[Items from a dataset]
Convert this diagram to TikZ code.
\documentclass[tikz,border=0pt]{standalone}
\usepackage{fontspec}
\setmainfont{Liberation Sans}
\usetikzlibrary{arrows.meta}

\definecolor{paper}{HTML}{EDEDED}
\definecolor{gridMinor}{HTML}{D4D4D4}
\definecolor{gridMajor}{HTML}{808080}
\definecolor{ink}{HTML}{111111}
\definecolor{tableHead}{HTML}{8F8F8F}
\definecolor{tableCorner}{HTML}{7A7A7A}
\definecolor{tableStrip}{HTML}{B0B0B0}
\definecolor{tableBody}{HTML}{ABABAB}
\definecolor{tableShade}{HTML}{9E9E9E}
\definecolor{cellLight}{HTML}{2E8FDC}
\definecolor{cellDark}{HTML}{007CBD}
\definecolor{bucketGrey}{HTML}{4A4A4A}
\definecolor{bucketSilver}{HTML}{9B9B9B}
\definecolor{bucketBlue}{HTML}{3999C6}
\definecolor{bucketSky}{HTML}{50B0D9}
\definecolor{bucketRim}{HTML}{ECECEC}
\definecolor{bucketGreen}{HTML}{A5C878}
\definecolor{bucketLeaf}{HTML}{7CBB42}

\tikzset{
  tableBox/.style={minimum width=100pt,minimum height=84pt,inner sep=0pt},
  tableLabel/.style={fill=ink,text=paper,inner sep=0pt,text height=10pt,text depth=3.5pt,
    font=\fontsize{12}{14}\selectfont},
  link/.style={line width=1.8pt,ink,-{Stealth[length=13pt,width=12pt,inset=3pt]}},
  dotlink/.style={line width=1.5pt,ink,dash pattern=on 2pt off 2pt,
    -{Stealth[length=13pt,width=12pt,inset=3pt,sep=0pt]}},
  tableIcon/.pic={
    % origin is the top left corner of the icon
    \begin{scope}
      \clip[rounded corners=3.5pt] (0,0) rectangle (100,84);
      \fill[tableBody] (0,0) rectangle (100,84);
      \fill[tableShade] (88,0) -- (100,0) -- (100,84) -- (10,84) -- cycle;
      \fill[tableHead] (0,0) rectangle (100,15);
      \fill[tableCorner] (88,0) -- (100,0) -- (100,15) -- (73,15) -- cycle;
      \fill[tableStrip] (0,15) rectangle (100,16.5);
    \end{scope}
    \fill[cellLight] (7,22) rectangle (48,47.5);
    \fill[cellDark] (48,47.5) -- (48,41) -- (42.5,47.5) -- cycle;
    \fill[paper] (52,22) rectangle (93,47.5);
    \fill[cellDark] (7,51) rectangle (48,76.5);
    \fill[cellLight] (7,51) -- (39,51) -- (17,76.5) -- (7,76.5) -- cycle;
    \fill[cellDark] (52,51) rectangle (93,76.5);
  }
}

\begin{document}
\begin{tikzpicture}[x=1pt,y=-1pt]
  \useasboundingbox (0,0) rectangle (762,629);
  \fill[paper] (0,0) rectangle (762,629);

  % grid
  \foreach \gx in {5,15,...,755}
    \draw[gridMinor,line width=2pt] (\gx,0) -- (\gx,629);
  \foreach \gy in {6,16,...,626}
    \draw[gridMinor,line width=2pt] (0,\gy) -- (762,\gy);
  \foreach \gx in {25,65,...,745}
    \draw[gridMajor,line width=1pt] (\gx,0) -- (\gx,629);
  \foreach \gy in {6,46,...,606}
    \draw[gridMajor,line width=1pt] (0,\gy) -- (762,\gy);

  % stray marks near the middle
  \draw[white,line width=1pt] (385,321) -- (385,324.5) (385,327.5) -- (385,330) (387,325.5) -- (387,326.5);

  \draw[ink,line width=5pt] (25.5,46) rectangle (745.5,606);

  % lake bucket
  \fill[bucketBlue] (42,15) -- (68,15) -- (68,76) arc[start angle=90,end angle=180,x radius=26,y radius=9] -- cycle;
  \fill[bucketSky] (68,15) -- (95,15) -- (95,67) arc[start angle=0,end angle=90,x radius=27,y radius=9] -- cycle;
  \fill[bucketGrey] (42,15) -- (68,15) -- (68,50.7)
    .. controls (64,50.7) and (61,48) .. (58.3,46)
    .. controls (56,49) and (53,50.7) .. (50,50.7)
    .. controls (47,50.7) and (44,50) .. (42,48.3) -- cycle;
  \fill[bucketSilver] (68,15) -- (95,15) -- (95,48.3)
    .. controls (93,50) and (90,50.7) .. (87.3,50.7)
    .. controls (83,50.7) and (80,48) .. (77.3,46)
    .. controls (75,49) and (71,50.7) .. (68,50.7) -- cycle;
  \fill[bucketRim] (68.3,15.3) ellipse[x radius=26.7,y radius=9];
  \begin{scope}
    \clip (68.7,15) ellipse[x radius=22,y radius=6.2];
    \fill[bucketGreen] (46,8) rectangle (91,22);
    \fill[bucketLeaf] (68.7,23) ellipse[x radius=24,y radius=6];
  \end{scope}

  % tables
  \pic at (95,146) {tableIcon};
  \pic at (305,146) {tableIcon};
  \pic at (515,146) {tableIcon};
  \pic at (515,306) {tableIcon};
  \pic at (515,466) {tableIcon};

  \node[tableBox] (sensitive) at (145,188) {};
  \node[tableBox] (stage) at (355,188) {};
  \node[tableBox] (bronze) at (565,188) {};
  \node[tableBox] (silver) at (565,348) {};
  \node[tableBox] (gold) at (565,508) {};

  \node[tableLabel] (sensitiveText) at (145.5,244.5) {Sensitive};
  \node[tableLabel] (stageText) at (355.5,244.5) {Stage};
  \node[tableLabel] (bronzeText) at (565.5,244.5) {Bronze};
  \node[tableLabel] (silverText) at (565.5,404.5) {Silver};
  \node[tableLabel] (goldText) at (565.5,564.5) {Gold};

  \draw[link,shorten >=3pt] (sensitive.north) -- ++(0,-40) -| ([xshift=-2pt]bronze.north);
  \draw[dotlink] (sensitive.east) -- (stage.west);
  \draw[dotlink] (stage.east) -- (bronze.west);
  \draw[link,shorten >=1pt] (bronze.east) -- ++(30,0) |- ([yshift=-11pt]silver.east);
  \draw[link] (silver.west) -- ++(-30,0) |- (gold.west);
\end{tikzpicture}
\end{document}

...

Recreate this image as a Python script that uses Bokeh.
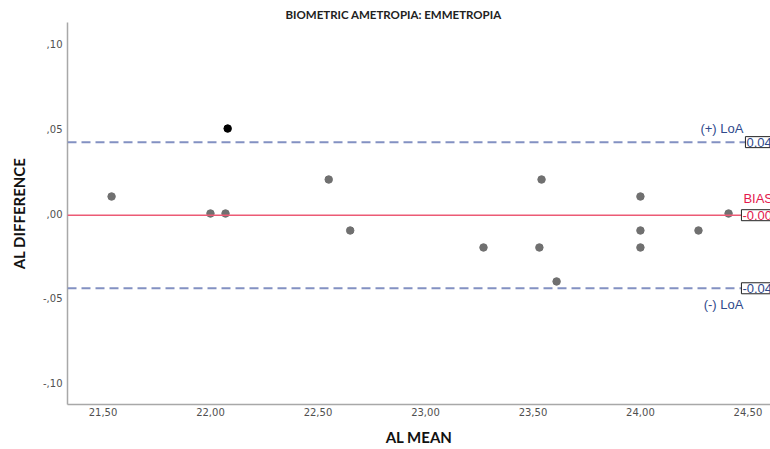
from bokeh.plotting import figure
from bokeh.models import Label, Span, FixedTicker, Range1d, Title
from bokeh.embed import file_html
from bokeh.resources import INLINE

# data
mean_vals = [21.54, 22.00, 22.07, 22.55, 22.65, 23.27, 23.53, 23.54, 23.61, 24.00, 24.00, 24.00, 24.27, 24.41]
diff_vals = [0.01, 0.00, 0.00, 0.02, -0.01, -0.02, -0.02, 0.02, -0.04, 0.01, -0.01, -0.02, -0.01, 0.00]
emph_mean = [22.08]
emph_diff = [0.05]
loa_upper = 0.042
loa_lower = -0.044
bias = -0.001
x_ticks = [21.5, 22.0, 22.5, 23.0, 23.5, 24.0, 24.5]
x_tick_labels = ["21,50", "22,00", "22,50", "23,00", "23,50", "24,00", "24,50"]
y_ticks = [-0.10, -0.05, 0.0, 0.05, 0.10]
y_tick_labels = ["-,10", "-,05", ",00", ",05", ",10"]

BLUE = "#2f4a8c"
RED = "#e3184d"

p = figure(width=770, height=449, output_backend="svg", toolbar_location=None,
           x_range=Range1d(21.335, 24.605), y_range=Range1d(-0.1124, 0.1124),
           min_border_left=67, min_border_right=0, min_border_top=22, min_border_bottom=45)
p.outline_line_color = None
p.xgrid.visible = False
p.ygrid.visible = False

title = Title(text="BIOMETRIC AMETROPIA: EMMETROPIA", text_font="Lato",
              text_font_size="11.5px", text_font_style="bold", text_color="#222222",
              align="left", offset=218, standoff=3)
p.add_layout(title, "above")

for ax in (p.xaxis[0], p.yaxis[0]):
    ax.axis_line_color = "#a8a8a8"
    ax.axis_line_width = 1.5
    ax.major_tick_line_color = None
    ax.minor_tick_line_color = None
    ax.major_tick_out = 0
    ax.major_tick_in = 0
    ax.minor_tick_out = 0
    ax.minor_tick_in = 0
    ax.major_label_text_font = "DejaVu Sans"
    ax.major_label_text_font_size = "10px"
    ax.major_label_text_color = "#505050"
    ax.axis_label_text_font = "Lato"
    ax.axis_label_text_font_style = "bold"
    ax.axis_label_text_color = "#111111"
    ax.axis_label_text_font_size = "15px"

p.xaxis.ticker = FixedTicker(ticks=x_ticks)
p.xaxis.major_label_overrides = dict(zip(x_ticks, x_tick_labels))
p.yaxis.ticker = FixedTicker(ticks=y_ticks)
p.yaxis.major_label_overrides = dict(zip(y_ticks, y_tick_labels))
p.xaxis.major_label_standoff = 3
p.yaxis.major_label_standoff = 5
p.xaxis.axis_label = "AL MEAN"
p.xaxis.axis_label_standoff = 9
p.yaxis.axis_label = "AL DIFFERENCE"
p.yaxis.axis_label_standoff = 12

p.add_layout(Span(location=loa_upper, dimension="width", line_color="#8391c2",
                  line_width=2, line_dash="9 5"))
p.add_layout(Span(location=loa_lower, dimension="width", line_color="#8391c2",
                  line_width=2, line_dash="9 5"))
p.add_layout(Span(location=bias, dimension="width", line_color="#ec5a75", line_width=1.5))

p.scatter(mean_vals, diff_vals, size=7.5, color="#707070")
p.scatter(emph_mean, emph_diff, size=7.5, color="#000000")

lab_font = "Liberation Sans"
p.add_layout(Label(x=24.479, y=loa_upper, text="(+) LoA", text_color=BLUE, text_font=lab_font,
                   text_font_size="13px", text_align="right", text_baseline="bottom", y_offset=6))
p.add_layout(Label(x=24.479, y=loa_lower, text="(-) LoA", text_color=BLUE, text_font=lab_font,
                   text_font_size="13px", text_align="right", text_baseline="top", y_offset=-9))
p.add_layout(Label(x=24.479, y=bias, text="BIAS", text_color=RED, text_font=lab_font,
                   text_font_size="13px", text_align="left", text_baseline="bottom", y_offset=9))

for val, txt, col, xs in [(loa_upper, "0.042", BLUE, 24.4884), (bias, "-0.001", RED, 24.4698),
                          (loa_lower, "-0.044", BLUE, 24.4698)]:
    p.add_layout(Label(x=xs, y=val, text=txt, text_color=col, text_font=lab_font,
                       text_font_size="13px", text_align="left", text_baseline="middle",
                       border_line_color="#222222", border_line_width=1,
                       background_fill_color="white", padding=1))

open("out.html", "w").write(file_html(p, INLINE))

...

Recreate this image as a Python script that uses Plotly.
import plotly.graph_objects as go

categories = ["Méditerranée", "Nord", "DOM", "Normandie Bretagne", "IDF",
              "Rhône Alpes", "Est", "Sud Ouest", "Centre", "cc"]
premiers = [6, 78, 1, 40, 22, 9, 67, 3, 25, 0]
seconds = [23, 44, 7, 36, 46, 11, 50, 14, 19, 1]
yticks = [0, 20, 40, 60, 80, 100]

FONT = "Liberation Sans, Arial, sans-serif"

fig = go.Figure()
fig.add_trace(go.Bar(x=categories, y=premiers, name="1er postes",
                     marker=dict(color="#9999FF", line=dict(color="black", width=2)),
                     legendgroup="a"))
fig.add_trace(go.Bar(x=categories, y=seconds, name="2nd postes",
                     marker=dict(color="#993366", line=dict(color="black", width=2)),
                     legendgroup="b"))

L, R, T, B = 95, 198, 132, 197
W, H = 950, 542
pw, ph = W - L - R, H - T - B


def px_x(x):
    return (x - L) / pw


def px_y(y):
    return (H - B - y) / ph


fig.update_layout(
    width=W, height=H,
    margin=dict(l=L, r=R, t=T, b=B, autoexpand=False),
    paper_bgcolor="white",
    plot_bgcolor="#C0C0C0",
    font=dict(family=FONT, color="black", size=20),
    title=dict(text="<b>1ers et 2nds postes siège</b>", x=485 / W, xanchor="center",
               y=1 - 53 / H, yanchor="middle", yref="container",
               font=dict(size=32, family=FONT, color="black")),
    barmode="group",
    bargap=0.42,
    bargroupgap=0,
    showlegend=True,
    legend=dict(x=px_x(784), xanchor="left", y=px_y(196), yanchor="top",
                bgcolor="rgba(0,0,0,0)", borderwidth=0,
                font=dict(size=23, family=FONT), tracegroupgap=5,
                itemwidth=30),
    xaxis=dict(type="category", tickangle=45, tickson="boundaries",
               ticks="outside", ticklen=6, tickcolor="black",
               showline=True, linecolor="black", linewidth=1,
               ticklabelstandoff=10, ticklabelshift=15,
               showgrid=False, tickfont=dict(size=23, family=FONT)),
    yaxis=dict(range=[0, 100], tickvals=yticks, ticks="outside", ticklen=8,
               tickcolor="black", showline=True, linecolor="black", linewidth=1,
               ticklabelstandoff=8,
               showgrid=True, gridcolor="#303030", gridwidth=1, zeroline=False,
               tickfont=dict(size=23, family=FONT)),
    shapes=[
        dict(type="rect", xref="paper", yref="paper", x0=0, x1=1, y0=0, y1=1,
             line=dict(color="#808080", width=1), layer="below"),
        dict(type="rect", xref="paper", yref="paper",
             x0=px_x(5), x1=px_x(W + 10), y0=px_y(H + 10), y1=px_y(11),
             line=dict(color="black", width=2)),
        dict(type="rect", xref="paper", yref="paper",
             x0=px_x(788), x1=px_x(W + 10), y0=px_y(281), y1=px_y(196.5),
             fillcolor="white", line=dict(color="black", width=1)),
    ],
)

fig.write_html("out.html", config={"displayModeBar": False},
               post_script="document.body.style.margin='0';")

- [Problem]
Repeat the lines between those holding "Recreate this image as a Python script that uses Bokeh." and "from bokeh.resources import INLINE", inclusive. Pictures stay out.

- [Finished answer]
Recreate this image as a Python script that uses Bokeh.
from bokeh.plotting import figure
from bokeh.models import Label, Span, FixedTicker, Range1d, Title
from bokeh.embed import file_html
from bokeh.resources import INLINE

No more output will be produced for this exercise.